Богиня обнажается перед героем. Вариант – герой обнажается перед богиней, делая при этом (по выражению Проппа) «жест фаллического характера». Узрев этот жест, богиня рассмеется – и жизнь возродится. Так и Чичиков демонстрирует (правда, невольно) помещице Коробочке свою наготу («…в дверь выглянуло женское лицо и в ту же минуту спряталось, ибо Чичиков, желая получше заснуть, скинул с себя совершенно все. Выглянувшее лицо показалось ему как будто несколько знакомо. Он стал припоминать себе: кто бы это был, и наконец вспомнил, что это была хозяйка»).

Коробочка, однако, не смеется. Куда девался ее смех? (Спросим мы у Гоголя, на что он, наверное, ответит так, как ответил он по поводу «Ревизора»: «Странно, мне жаль, что никто не заметил честного лица, бывшего в моей пьесе. Да, было одно честное, благородное лицо, действовавшее в ней во все продолжение ее. Это честное, благородное лицо был – смех». И добавит, что только ритуальным смехом можно возродить «мертвые души».)

Выехав от Коробочки, Чичиков попадает к Ноздреву – столь же нечаянно, как попал он к Коробочке. Ноздрев – мужское соответствие Коробочки. Ноздрев – «хозяин зверей» («Ноздрев был среди их совершенно как отец среди семейства; все они, тут же пустивши вверх хвосты, зовомые у собачеев прави́лами, полетели прямо навстречу гостям и стали с ними здороваться. Штук десять из них положили свои лапы Ноздреву на плеча»). Ноздрев – Полифем, от которого Чичиков едва уносит ноги. (В книге «Исторические корни волшебной сказки» Пропп сопоставляет Бабу-ягу и Полифема – Хозяйку и Хозяина животных).

Ноздрев – универсальный великий комбинатор, он хочет во все влезть и все перемешать, это трикстер, но только бесплодный, совершенно пустой – такой своего рода негатив Петра Великого («Ноздрев был в некотором отношении исторический человек. Ни на одном собрании, где он был, не обходилось без истории. <…> Ноздрев во многих отношениях был многосторонний человек, то есть человек на все руки. В ту же минуту он предлагал вам ехать куда угодно, хоть на край света, войти в какое хотите предприятие, менять все что ни есть на все, что хотите. Ружье, собака, лошадь – все было предметом мены, но вовсе не с тем, чтобы выиграть: это происходило просто от какой-то неугомонной юркости и бойкости характера»).

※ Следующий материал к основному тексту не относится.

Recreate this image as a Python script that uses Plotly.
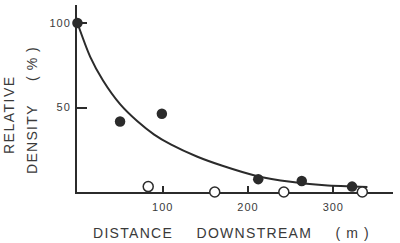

Ноздрев похож на Гермеса – бога границ и пути, покровителя купцов и воров, быстроногого посланника богов и проводника душ умерших («Теперь я поведу тебя посмотреть, – продолжал он, обращаясь к Чичикову, – границу, где оканчивается моя земля. Ноздрев повел своих гостей полем, которое во многих местах состояло из кочек. Гости должны были пробираться между перелогами и взбороненными нивами. Чичиков начинал чувствовать усталость. Во многих местах ноги их выдавливали под собою воду, до такой степени место было низко. Сначала они было береглись и переступали осторожно, но потом, увидя, что это ни к чему не служит, брели прямо, не разбирая, где бо́льшая, а где меньшая грязь. Прошедши порядочное расстояние, увидели, точно, границу, состоявшую из деревянного столбика и узенького рва. – Вот граница! – сказал Ноздрев. – Все, что ни видишь по эту сторону, все это мое, и даже по ту сторону, весь этот лес, которым вон синеет, и все, что за лесом, все мое»). Здесь любопытно и то, что Ноздрев заводит Чичикова в поле – и в грязь, чем опять же выдает свое коренное родство с Коробочкой.